Ukrainian historian and Wikipedian (1982–2024)

Yuriy Volodomyrovych Lushchai (Юрій Володимирович Лущай, /uk/; Юрий Владимирович Лущай; 10 February 1982 – 28 March 2024) was a Ukrainian soldier and an administrator(Юрий Владимирович Л.) of Russian Wikipedia, historian and amateur poet.

== Early life and education ==
Lushchai was born on 10 February 1982 in Kramatorsk. His parents worked at a factory.

Lushchai started to be interested in history while studying at school.

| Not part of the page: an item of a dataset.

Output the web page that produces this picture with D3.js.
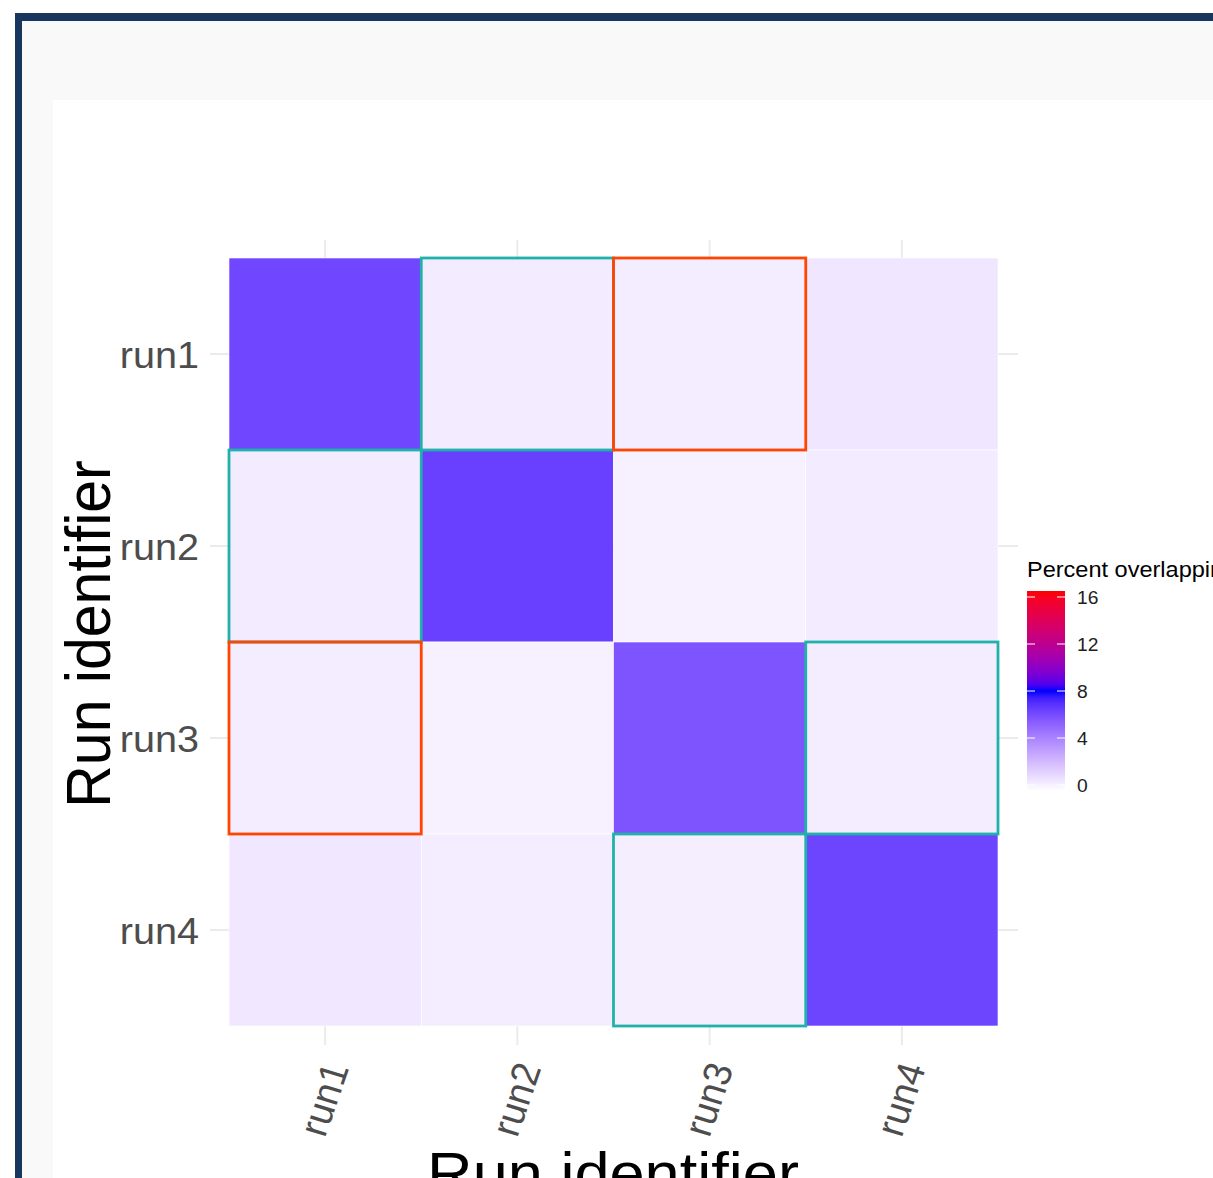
<!DOCTYPE html>
<html><head><meta charset="utf-8">
<script src="https://cdn.jsdelivr.net/npm/d3@7"></script>
<style>html,body{margin:0;padding:0;background:#fff;overflow:hidden}svg{display:block;font-family:"Liberation Sans",Arial,sans-serif}</style>
</head><body>
<svg id="c" width="1213" height="1178"></svg>
<script>
const runs = ["run1","run2","run3","run4"];
// rows (y) x columns (x): percent overlap
const overlapRun1 = [6.30, 0.66, 0.62, 0.82];
const overlapRun2 = [0.66, 6.50, 0.46, 0.68];
const overlapRun3 = [0.62, 0.46, 5.85, 0.60];
const overlapRun4 = [0.80, 0.60, 0.58, 6.35];
const tealPairs = [["run1","run2"],["run2","run1"],["run3","run4"],["run4","run3"]];
const orangePairs = [["run1","run3"],["run3","run1"]];
const legendTicks = [0,4,8,12,16];
const legendTitle = "Percent overlapping";
const axisTitle = "Run identifier";

const rowsVals = [overlapRun1, overlapRun2, overlapRun3, overlapRun4];
const cells = [];
runs.forEach((ry,i)=>runs.forEach((rx,j)=>cells.push({x:rx,y:ry,v:rowsVals[i][j]})));

const svg = d3.select("#c");
const SX = 1.07;

// page frame
svg.append("rect").attr("x",15).attr("y",13).attr("width",1250).attr("height",1250).attr("fill","#17375e");
svg.append("rect").attr("x",22).attr("y",21).attr("width",1250).attr("height",1250).attr("fill","#f9f9f9");
svg.append("rect").attr("x",53).attr("y",100).attr("width",1250).attr("height",1250).attr("fill","#ffffff");

const x = d3.scaleBand().domain(runs).range([229,998]);
const y = d3.scaleBand().domain(runs).range([258,1026]);
const color = d3.scaleLinear().domain([0,8,16]).range(["#ffffff","#0000ff","#ff0000"]).interpolate(d3.interpolateLab);

// grid
const g = svg.append("g");
g.selectAll("line.gx").data(runs).join("line")
  .attr("x1",d=>x(d)+x.bandwidth()/2).attr("x2",d=>x(d)+x.bandwidth()/2)
  .attr("y1",240).attr("y2",1045).attr("stroke","#ebebeb").attr("stroke-width",2);
g.selectAll("line.gy").data(runs).join("line")
  .attr("y1",d=>y(d)+y.bandwidth()/2).attr("y2",d=>y(d)+y.bandwidth()/2)
  .attr("x1",210).attr("x2",1018).attr("stroke","#ebebeb").attr("stroke-width",2);

// tiles
svg.append("g").selectAll("rect").data(cells).join("rect")
  .attr("x",d=>x(d.x)).attr("y",d=>y(d.y))
  .attr("width",x.bandwidth()).attr("height",y.bandwidth())
  .attr("fill",d=>color(d.v)).attr("stroke","#ffffff").attr("stroke-width",0.6);

function outlines(pairs,col){
  svg.append("g").selectAll("rect").data(pairs).join("rect")
    .attr("x",d=>x(d[0])).attr("y",d=>y(d[1]))
    .attr("width",x.bandwidth()).attr("height",y.bandwidth())
    .attr("fill","none").attr("stroke",col).attr("stroke-width",2.8);
}
outlines(tealPairs,"#20b2aa");
outlines(orangePairs,"#ff4500");

function txt(parent,px,py,rot,str,size,fill,anchor,dy){
  return parent.append("text")
    .attr("transform",`translate(${px},${py}) scale(${SX},1) rotate(${rot})`)
    .attr("text-anchor",anchor).attr("dy",dy||0)
    .attr("font-size",size).attr("fill",fill).text(str);
}
// y tick labels
runs.forEach(r=>txt(svg,199,y(r)+y.bandwidth()/2+14,0,r,37,"#4d4d4d","end"));
// x tick labels
runs.forEach(r=>txt(svg,x(r)+x.bandwidth()/2+11,1064,-72,r,37,"#4d4d4d","end","0.35em"));
// axis titles
txt(svg,613,1194,0,axisTitle,59,"#000","middle");
txt(svg,110,634,-90,axisTitle,59,"#000","middle");

// legend
const lg = svg.append("g");
txt(lg,1027,577,0,legendTitle,22,"#000","start");
const ly = d3.scaleLinear().domain([0,16]).range([785,597]);
const grad = svg.append("defs").append("linearGradient").attr("id","lgd")
  .attr("x1",0).attr("y1",1).attr("x2",0).attr("y2",0);
d3.range(0,17,0.5).forEach(v=>grad.append("stop").attr("offset",v/16).attr("stop-color",color(v)));
lg.append("rect").attr("x",1027).attr("y",ly(16)-6).attr("width",38).attr("height",ly(0)-ly(16)+12).attr("fill","url(#lgd)");
legendTicks.forEach(t=>{
  lg.append("line").attr("x1",1027).attr("x2",1035).attr("y1",ly(t)).attr("y2",ly(t)).attr("stroke","#fff").attr("stroke-width",1);
  lg.append("line").attr("x1",1057).attr("x2",1065).attr("y1",ly(t)).attr("y2",ly(t)).attr("stroke","#fff").attr("stroke-width",1);
  txt(lg,1077,ly(t)+6.5,0,String(t),18,"#222","start");
});
</script>
</body></html>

In 2006, he finished his master's degree at the Faculty of History in National University of Kharkiv. He was conducting historical research. In the early 2010s, he was a Ph.D. student at Kharkiv National Pedagogical University.

== Career and writing ==
Lushchai worked as a teacher and lecturer. He began writing poems in Ukrainian in 1995. In 2000, Lushchai started to write rhymed poems, and in 2018, began writing fairy tales. He published a book in 2023.

=== As a Wikipedian ===
He wrote more than 300 articles in Russian Wikipedia. In Russian Wikipedia, he was 122nd among Wikipedians by the amount of edits made. His last edit was made on 25 March 2024. He was also a long-serving administrator in Russian Wikipedia.

== Personal life and death ==
In 2009, Lushchai registered on Russian Wikipedia. He became a patrolled user in 2012, and an administrator in 2018. Lushchai started approximately 300 articles. In 2015, 2017, and 2020, he was a member of Russian Wikipedia's Arbitration Committee.

On 6 April 2022, after the beginning of Russian invasion of Ukraine, he moved with his family to Velyki Luchky in the Zakarpattia Oblast in western Ukraine. Lushchai enlisted in the Ukrainian Army in January 2023, after several attempts. He was killed in action while defending his native Donetsk Oblast. Starting from 28 March, he was regarded as missing. Lushchai died near Ivanivske, Donetsk Oblast. He was buried on 10 April in Mukachevo Raion in Zakarpattia Oblast.

== Legacy ==
According to Dmitry Kuzmin, as an important contributor to Russian Wikipedia, Lushchai is the most significant Russian cultural figure killed at Russo-Ukrainian War, and it is symbolic that he was fighting for Ukraine.